-- Start Data excerpt --
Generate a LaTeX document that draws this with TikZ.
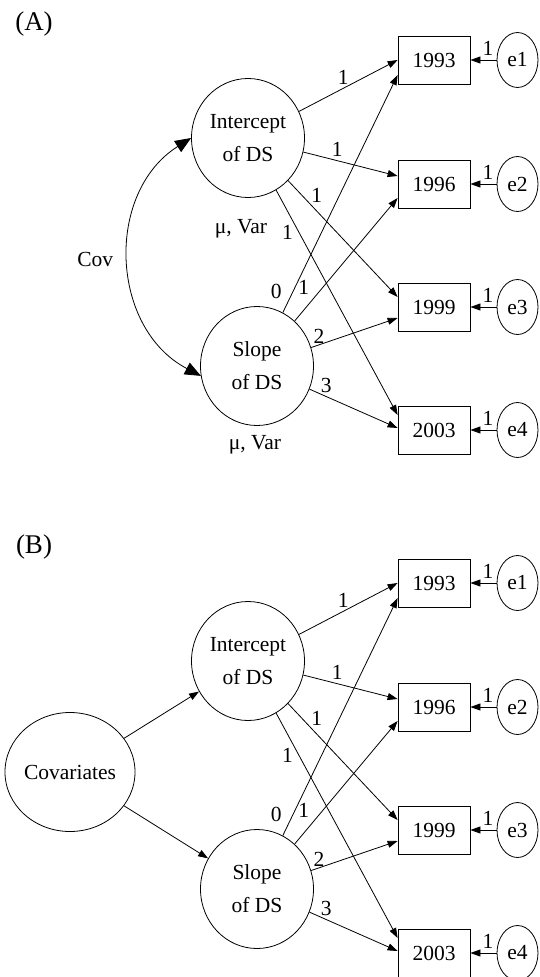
\documentclass[tikz,border=0pt]{standalone}
\usepackage{fontspec}
\setmainfont{Liberation Serif}
\usetikzlibrary{arrows.meta,shapes.geometric}

\begin{document}
\begin{tikzpicture}[x=1pt, y=-1pt, line width=0.8pt,
    every node/.style={font=\fontsize{21.5}{33}\selectfont},
    latent/.style={draw, ellipse, minimum width=113pt, minimum height=119pt, inner sep=0pt, align=center},
    obs/.style={draw, rectangle, minimum width=72pt, minimum height=48pt, inner sep=0pt},
    resid/.style={draw, ellipse, minimum width=41pt, minimum height=55pt, inner sep=0pt},
    lbl/.style={inner sep=1pt},
    load/.style={-{Triangle[length=10pt,width=7pt]}},
    cov/.style={{Triangle[length=16pt,width=13pt]}-{Triangle[length=16pt,width=13pt]}}]
    \useasboundingbox (0,0) rectangle (540,977);

    \foreach \p/\dy in {A/0,B/523}{% the two panels share the growth part
      \node[font=\fontsize{27}{30}\selectfont] (tag\p) at (34,24+\dy) {(\p)};
      \node[latent] (int\p) at (248,138+\dy) {Intercept\\of DS};
      \node[latent] (slp\p) at (257,366+\dy) {Slope\\of DS};
      \foreach \yr/\yy/\n in {1993/60/1,1996/184/2,1999/307/3,2003/430/4}{
        \node[obs] (y\yr\p) at (434,\yy+\dy) {\yr};
        \node[resid] (e\n\p) at (517.5,\yy+\dy) {e\n};
        \draw[load] (e\n\p) -- node[lbl,pos=.33,above=3pt] (r\n\p) {1} (y\yr\p);
      }
      % intercept loadings, all fixed at 1
      \draw[load] (int\p) -- node[lbl,pos=.45,above=2pt] (li1\p) {1} (y1993\p.west);
      \draw[load] (int\p) -- node[lbl,pos=.36,above=3pt] (li2\p) {1} ([yshift=8pt]y1996\p.west);
      \draw[load] (int\p) -- node[lbl,pos=.2,above right] (li3\p) {1} ([yshift=10pt]y1999\p.west);
      \draw[load] (int\p) -- node[lbl,pos=.19,left=5pt] (li4\p) {1} ([yshift=15pt]y2003\p.west);
      % slope loadings, time scores 0-1-2-3
      \draw[load] (slp\p) -- node[lbl,pos=.09,left=10pt] (ls1\p) {0} ([yshift=-15pt]y1993\p.west);
      \draw[load] (slp\p) -- node[lbl,pos=.27,left=12pt] (ls2\p) {1} ([yshift=-14pt]y1996\p.west);
      \draw[load] (slp\p) -- node[lbl,pos=.09,above] (ls3\p) {2} ([yshift=-11pt]y1999\p.west);
      \draw[load] (slp\p) -- node[lbl,pos=.19,above=2pt] (ls4\p) {3} ([yshift=2pt]y2003\p.west);
    }

    % panel A: covariance and means of the growth factors
    \draw[cov] (intA.west) to[bend right=60, looseness=1.1] node[lbl,left=15pt] (covlab) {Cov} (slpA.190);
    \node (muI) at (241,229) {μ, Var};
    \node (muS) at (255,445) {μ, Var};

    % panel B: covariates predict both factors
    \node[latent] (covar) at (70,772) {Covariates};
    \draw[load] (covar) -- (intB);
    \draw[load] (covar) -- (slpB);
\end{tikzpicture}
\end{document}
-- End Data excerpt --
The exercise: Leave every image out, and retype the material exactly.

Output of the exercise:
Generate a LaTeX document that draws this with TikZ.
\documentclass[tikz,border=0pt]{standalone}
\usepackage{fontspec}
\setmainfont{Liberation Serif}
\usetikzlibrary{arrows.meta,shapes.geometric}

\begin{document}
\begin{tikzpicture}[x=1pt, y=-1pt, line width=0.8pt,
    every node/.style={font=\fontsize{21.5}{33}\selectfont},
    latent/.style={draw, ellipse, minimum width=113pt, minimum height=119pt, inner sep=0pt, align=center},
    obs/.style={draw, rectangle, minimum width=72pt, minimum height=48pt, inner sep=0pt},
    resid/.style={draw, ellipse, minimum width=41pt, minimum height=55pt, inner sep=0pt},
    lbl/.style={inner sep=1pt},
    load/.style={-{Triangle[length=10pt,width=7pt]}},
    cov/.style={{Triangle[length=16pt,width=13pt]}-{Triangle[length=16pt,width=13pt]}}]
    \useasboundingbox (0,0) rectangle (540,977);

    \foreach \p/\dy in {A/0,B/523}{% the two panels share the growth part
      \node[font=\fontsize{27}{30}\selectfont] (tag\p) at (34,24+\dy) {(\p)};
      \node[latent] (int\p) at (248,138+\dy) {Intercept\\of DS};
      \node[latent] (slp\p) at (257,366+\dy) {Slope\\of DS};
      \foreach \yr/\yy/\n in {1993/60/1,1996/184/2,1999/307/3,2003/430/4}{
        \node[obs] (y\yr\p) at (434,\yy+\dy) {\yr};
        \node[resid] (e\n\p) at (517.5,\yy+\dy) {e\n};
        \draw[load] (e\n\p) -- node[lbl,pos=.33,above=3pt] (r\n\p) {1} (y\yr\p);
      }
      % intercept loadings, all fixed at 1
      \draw[load] (int\p) -- node[lbl,pos=.45,above=2pt] (li1\p) {1} (y1993\p.west);
      \draw[load] (int\p) -- node[lbl,pos=.36,above=3pt] (li2\p) {1} ([yshift=8pt]y1996\p.west);
      \draw[load] (int\p) -- node[lbl,pos=.2,above right] (li3\p) {1} ([yshift=10pt]y1999\p.west);
      \draw[load] (int\p) -- node[lbl,pos=.19,left=5pt] (li4\p) {1} ([yshift=15pt]y2003\p.west);
      % slope loadings, time scores 0-1-2-3
      \draw[load] (slp\p) -- node[lbl,pos=.09,left=10pt] (ls1\p) {0} ([yshift=-15pt]y1993\p.west);
      \draw[load] (slp\p) -- node[lbl,pos=.27,left=12pt] (ls2\p) {1} ([yshift=-14pt]y1996\p.west);
      \draw[load] (slp\p) -- node[lbl,pos=.09,above] (ls3\p) {2} ([yshift=-11pt]y1999\p.west);
      \draw[load] (slp\p) -- node[lbl,pos=.19,above=2pt] (ls4\p) {3} ([yshift=2pt]y2003\p.west);
    }

    % panel A: covariance and means of the growth factors
    \draw[cov] (intA.west) to[bend right=60, looseness=1.1] node[lbl,left=15pt] (covlab) {Cov} (slpA.190);
    \node (muI) at (241,229) {μ, Var};
    \node (muS) at (255,445) {μ, Var};

    % panel B: covariates predict both factors
    \node[latent] (covar) at (70,772) {Covariates};
    \draw[load] (covar) -- (intB);
    \draw[load] (covar) -- (slpB);
\end{tikzpicture}
\end{document}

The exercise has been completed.